Der wandernde Roland zu Questenberg

Sachsen-Anhalt: Wieso ein kleines Dorf im Südharz einst das Privileg der niederen Gerichtsbarkeit erhielt

  • Wolfgang F. Salzburg
  • Lesedauer: 3 Min.

Wohl der Stadt, die einen Roland hat. So könnte man sagen, wenn man die stets überlebensgroßen Standbilder sieht, die meist an Rathäusern oder auf Märkten ihren Platz gefunden haben. Das Gesetz in Sandstein gemeißelt, trutzig und streng, immer geradeaus ins Leere starrend. Das Schwert des Richtens fest im Griff, jederzeit bereit, das gefällte Urteil zu vollstrecken.

Was dem Betrachter heute einfach als Kunst am Bau erscheinen mag, hatte im Mittelalter weitreichende Bedeutung.
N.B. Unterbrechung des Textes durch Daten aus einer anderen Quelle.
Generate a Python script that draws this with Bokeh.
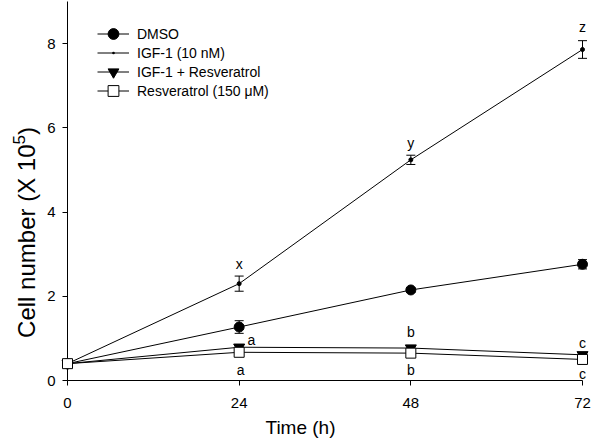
import math
from bokeh.plotting import figure
from bokeh.models import Legend, LegendItem, FixedTicker, ColumnDataSource, Range1d
from bokeh.core.properties import value
from bokeh.embed import file_html
from bokeh.resources import INLINE

# ---- data ----
time_h = [0, 24, 48, 72]
dmso = [0.40, 1.27, 2.15, 2.76]
dmso_err = [0.03, 0.15, 0.06, 0.11]
igf = [0.40, 2.30, 5.24, 7.86]
igf_err = [0.03, 0.18, 0.11, 0.21]
igf_res = [0.40, 0.79, 0.77, 0.61]
igf_res_err = [0.02, 0.04, 0.04, 0.04]
res = [0.40, 0.67, 0.65, 0.50]
res_err = [0.02, 0.04, 0.04, 0.04]

series_names = ["DMSO", "IGF-1 (10 nM)", "IGF-1 + Resveratrol", "Resveratrol (150 \u03bcM)"]

letters = ["x", "y", "z", "a", "a", "b", "b", "c", "c"]
letter_x = [24, 48, 72, 25.7, 24.2, 48, 48, 72, 72]
letter_y = [2.77, 5.64, 8.39, 0.95, 0.25, 1.16, 0.25, 0.89, 0.16]

x_ticks = [0, 24, 48, 72]
y_ticks = [0, 2, 4, 6, 8]
x_title = "Time (h)"
y_title_main = "Cell number (X 10"
y_title_sup = "5"
y_title_end = ")"

FONT = "Liberation Sans"
INK = "#000000"

W, H = 600, 444
BL, BR, BT, BB = 67, 18, 1, 64
X0, X1, Y0, Y1 = 0, 72, 0, 9
p = figure(width=W, height=H, output_backend="svg", toolbar_location=None,
           x_range=Range1d(X0, X1), y_range=Range1d(Y0, Y1),
           min_border_left=BL, min_border_right=BR, min_border_top=BT,
           min_border_bottom=BB)
p.outline_line_color = None
p.xgrid.visible = False
p.ygrid.visible = False
p.background_fill_color = "white"

# pixel <-> data helpers (for placing the axis titles outside the frame)
px_x = (W - BL - BR) / (X1 - X0)
px_y = (H - BT - BB) / (Y1 - Y0)


def sx(px):
    return X0 + (px - BL) / px_x


def sy(py):
    return Y0 + (H - BB - py) / px_y


for ax in (p.xaxis[0], p.yaxis[0]):
    ax.axis_line_color = INK
    ax.major_tick_line_color = INK
    ax.major_tick_out = 5
    ax.major_tick_in = 0
    ax.minor_tick_line_color = None
    ax.major_label_text_font = FONT
    ax.major_label_text_font_size = "15px"
    ax.major_label_text_color = INK
p.xaxis.ticker = FixedTicker(ticks=x_ticks)
p.yaxis.ticker = FixedTicker(ticks=y_ticks)
p.xaxis.major_label_standoff = 12
p.yaxis.major_label_standoff = 7


def make_source(yvals, errs):
    return ColumnDataSource(dict(x=time_h, y=yvals,
                                 lo=[a - b for a, b in zip(yvals, errs)],
                                 hi=[a + b for a, b in zip(yvals, errs)]))


srcs = [make_source(dmso, dmso_err), make_source(igf, igf_err),
        make_source(igf_res, igf_res_err), make_source(res, res_err)]
s_dmso, s_igf, s_ir, s_res = srcs

lines = []
for s in srcs:
    r = p.line("x", "y", source=s, line_color=INK, line_width=1)
    r.level = "overlay"
    lines.append(r)

# error bars: vertical segment + horizontal caps
for s in srcs:
    seg = p.segment(x0="x", y0="lo", x1="x", y1="hi", source=s,
                    line_color=INK, line_width=1)
    cap_hi = p.scatter("x", "hi", source=s, marker="dash", size=9,
                       line_color=INK, line_width=1)
    cap_lo = p.scatter("x", "lo", source=s, marker="dash", size=9,
                       line_color=INK, line_width=1)
    for r in (seg, cap_hi, cap_lo):
        r.level = "overlay"

m_dmso = p.scatter("x", "y", source=s_dmso, marker="circle", size=10,
                   fill_color=INK, line_color=INK)
m_igf = p.scatter("x", "y", source=s_igf, marker="circle", size=4,
                  fill_color=INK, line_color=INK)
m_igf_dot = p.scatter("x", "y", source=s_igf, marker="dot", size=4,
                      fill_color=INK, line_color=INK)
m_ir = p.scatter("x", "y", source=s_ir, marker="inverted_triangle", size=11,
                 fill_color=INK, line_color=INK)
m_res = p.scatter("x", "y", source=s_res, marker="square", size=10,
                  fill_color="white", line_color=INK)
for r in (m_dmso, m_igf, m_igf_dot, m_ir, m_res):
    r.level = "overlay"

txt = p.text(x=letter_x, y=letter_y, text=letters, text_align="center",
             text_baseline="middle", text_font=value(FONT),
             text_font_size="14px", text_color=INK)
txt.level = "overlay"

# legends: one per entry so that the row pitch and marker size both match
legend_rows = [[lines[0], m_dmso], [lines[1], m_igf_dot],
               [lines[2], m_ir], [lines[3], m_res]]
first_center, pitch, gh = 33.3, 19, 27
for i, (name, rends) in enumerate(zip(series_names, legend_rows)):
    center = first_center + pitch * i
    bottom = (H - BB) - center - gh / 2
    lg = Legend(items=[LegendItem(label=name, renderers=rends)],
                location=(30, round(bottom)))
    lg.border_line_color = None
    lg.background_fill_alpha = 0
    lg.padding = 0
    lg.margin = 0
    lg.spacing = 0
    lg.glyph_width = 32
    lg.glyph_height = gh
    lg.label_height = gh
    lg.label_standoff = 8
    lg.label_text_font = FONT
    lg.label_text_font_size = "14px"
    lg.label_text_color = INK
    p.add_layout(lg)

# axis titles (drawn as text so the superscript can be reproduced)
XT_FS = 19
xt = p.text(x=[sx(300)], y=[sy(427)], text=[x_title], text_align="center",
            text_baseline="middle", text_font=value(FONT),
            text_font_size=f"{XT_FS}px", text_color=INK)
xt.level = "overlay"

ARIAL = {"C": 722, "e": 556, "l": 222, " ": 278, "n": 556, "u": 556, "m": 833,
         "b": 556, "r": 333, "(": 333, "X": 667, "1": 556, "0": 556, "5": 556,
         ")": 333}


def tw(s, fs):
    return sum(ARIAL.get(c, 556) for c in s) / 1000 * fs


YT_FS, SUP_FS = 24, 17
w_main = tw(y_title_main, YT_FS)
w_sup = tw(y_title_sup, SUP_FS)
w_end = tw(y_title_end, YT_FS)
total = w_main + w_sup + w_end
center_py, title_px = 232, 25.5
start_py = center_py + total / 2
yt_x = [sx(title_px), sx(title_px - 7), sx(title_px)]
yt_y = [sy(start_py), sy(start_py - w_main), sy(start_py - w_main - w_sup)]
for tx, ty, t, fs in zip(yt_x, yt_y, [y_title_main, y_title_sup, y_title_end],
                         [YT_FS, SUP_FS, YT_FS]):
    r = p.text(x=[tx], y=[ty], text=[t], angle=math.pi / 2, text_align="left",
               text_baseline="middle", text_font=value(FONT),
               text_font_size=f"{fs}px", text_color=INK)
    r.level = "overlay"

open("out.html", "w").write(file_html(p, INLINE))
Da wurde die Rolandfigur als Zeichen bürgerlicher Freiheit und Sinnbild der Eigenständigkeit einer Stadt mit Marktrecht und eigener Gerichtsbarkeit verstanden.

So ist es wohl auch in Questenberg im Südharz. Nur dass Questenberg in Sachsen-Anhalt keine Stadt war und es - mit heute genau 319 Einwohnern - niemals in diesen Status schaffen wird. Dennoch zählt dieser Ort mit seiner Geschichte - er hatte einst eine Burg, die niemals eingenommen wurde - zu den Kleinoden dieser Gegend.

Der Questenberger Roland steht mitten im Ort unter einer Linde und ist aus Holz. Seine erste Erwähnung wird auf 1740 datiert. Doch RolandForscher wie Dieter Pötschke und Klaus-Peter Behrens meinen, dass das Erwähnungs- und Aufstellungsdatum nicht immer mit dem der Verleihung von Rechten identisch sein muss.

Oft wurde auch die Echtheit des Questenberger Rolands angezweifelt. Es sei wohl eher eine Kopie des Nordhäuser oder des Neustädter Rolands. Alles Humbug sagen die Questenberger und verweisen auf einen Eintrag im Stadtbuch der Werrastadt Heringen. Darin wird berichtet, dass im Jahr 1437 Graf Botho VII. von Stolberg mit einer Anzahl von Harzgrafen das Heer des Bischofs Burchard III. am »Todtenweg« im Südharz in einem Hinterhalt festsetzte und vernichtend schlug. Dabei sollen sich die Questenberger besonders hervorgetan haben. Zum Dank dafür soll Graf Botho ihnen das Privileg der niederen Gerichtsbarkeit, das sogenannte Sühne- und Rügegericht, zugestanden haben. Das Halseisen an der Mauer des Kirchhofes könnte ein Hinweis darauf sein.

Wie dem auch sei, der Roland in Questenberg zeigt dieses Privileg an, egal wann er aufgestellt wurde. Schauen seine Amtsbrüder recht streng in die Welt, so macht er eher einen freundlichen Eindruck. Sein Schwert ist zwar blank, aber er führt dieses wie einen Taktstock, als würde er, gleich einem Tambourmajor, einer Militärkapelle vorangehen.

Die Geschichte des Questenberger Rolands ist auch die Geschichte einer Wanderschaft. Stand er noch vor 1887 am Spritzenhaus, zog er im selben Jahr unter die Linde um. Weil angeblich die Pferde bei seinem Anblick scheuten, verbannte man ihn 1922 an die Kirchensüdwand. Erst im Jahr 1938 nahm er wieder den schattigen Platz unter der Linde ein.

Die Zeit ist an der 3,24 Meter hohen Statue nicht spurlos vorübergegangen. Zweimal wurde sie restauriert. So wurden 1976 verrottete Teile ergänzt und 1987 eine farbige Neufassung vorgenommen.

Die umfassendste Restaurierung musste der Star von Questenberg von 2015 bis 2016 über sich ergehen lassen. Er war in den Jahren zuvor in einen Zustand gekommen, der um seine Zukunft bangen ließ. Die Questenberger ließen sich nicht lumpen und sammelten so viel Geld, dass damit fast die ganze Sanierung bezahlt werden konnte. Die Ausgestaltung des Standortes unter der Linde, ein größeres Dach und ein Winterschutz sollten dann noch einmal so viel kosten.

Da halfen Gemeinde und Landkreis aus, zur Freude aller Beteiligten. Nun strahlt der Roland wieder in neuem Glanz. Und manche Nacht, wenn es ganz still ist, glaubt man, von fern ganz leise das Schlachtgetümmel vom »Todtenweg« zu hören.